Microbiology & Molecular Biology Featured Grad Student

Even before making the switch to study microbiology, Alex Benedict had a keen interest in microorganisms and their functions. Currently, he is studying the symbiotic relationship between plants and bacteria.
Photo by Kalicia Bateman

As a college freshman, Alex Benedict, now a microbiology PhD student, was going to study communications. Although he enjoyed his classes, he was more intrigued by what his roommate was learning in his microbiology courses. Benedict signed up for a microbiology class to see if it was a good fit and never turned back.

“I loved it all,” Benedict says. “Anything from medical microbiology to basic science—how life works—was really cool to me.”

With a passion for all facets of the microbiology discipline, Benedict found it difficult to decide what direction he wanted his career to take. He considered medical school and PA school, but ultimately landed in research. As he gained experience in the lab, Benedict knew that he had made the right decision.

Currently, Benedict is working in Dr. Joel Griffitts’ lab, from whom he took one of his first microbiology classes as an undergraduate student at BYU. Griffitts’ lab focuses on research pertaining to plant-bacteria relationships and how microorganisms respond to peptides—short chains of amino acids.

Benedict’s research has focused on rhizobia, bacteria found in soil, and how it engages in symbiosis with legume plants. Symbiosis between plants and bacteria is an important environmental process that defines the global nitrogen and carbon cycle and determines the livelihood of global vegetation. The relationship between rhizobia and legume plants is important because the rhizobia attach to plant roots as nodules, making it possible for the plant to engage in nitrogen fixation. Plants cannot fix nitrogen on their own, and bacteria need a host to do so.

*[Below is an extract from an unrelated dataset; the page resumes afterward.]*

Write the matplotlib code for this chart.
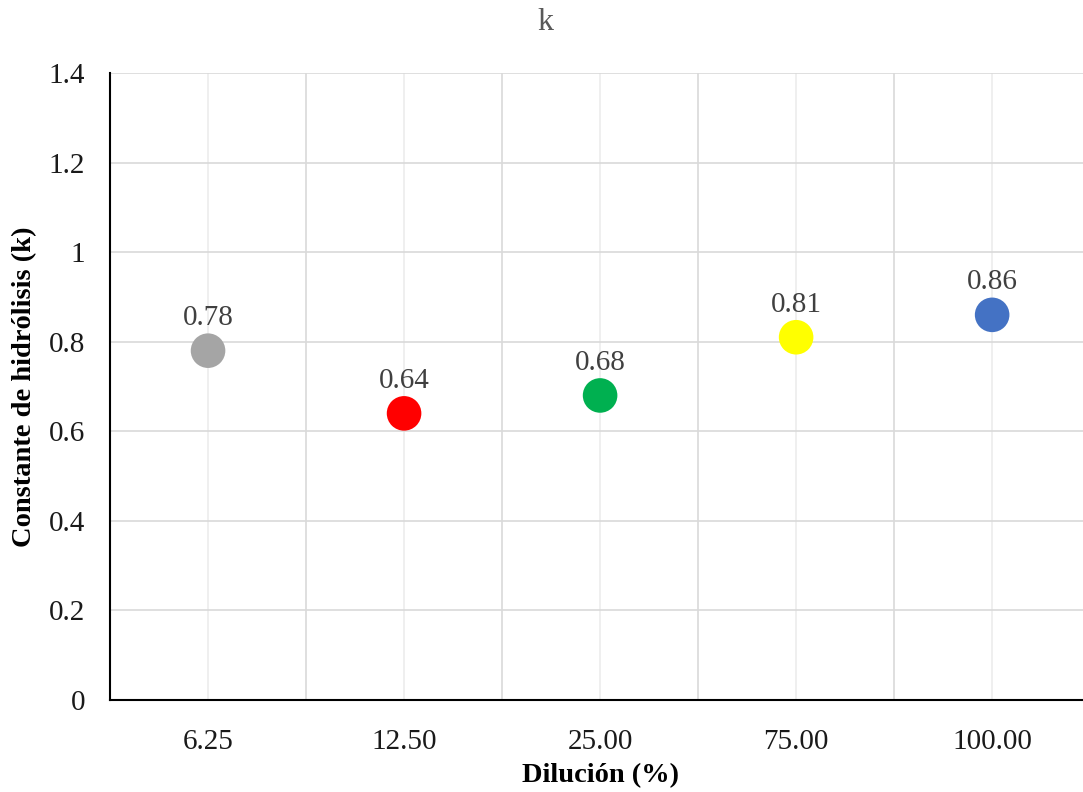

While analyzing this important plant-bacteria relationship, Benedict and his team discovered that a specific bacteria strain wasn’t fixing nitrogen, causing plants to become quite sickly. The cause of this phenomenon are peptidases, which Benedict describes as a “weapon which this particular bacteria has to defend itself.” Peptidases are enzymes that break down peptides, hindering the bacteria’s ability to convert nitrogen into ammonium. Peptides are crucial to the nitrogen fixation process, as they enter into the bacteria, causing them to swell, and it is only in this state that bacteria can convert nitrogen.

The opportunity to conduct this research at BYU has been very important to Benedict because it offered him the opportunity to develop himself as a microbiologist and researcher: “The mentorship here [at BYU] is really good . . . We have such talented faculty here, and they want to give back to students the best that they can.”

Looking to the future, Benedict hopes to teach, sharing his passion for microbiology and offering students the same mentorship that he is grateful to have received throughout his time in BYU’s College of Life Sciences.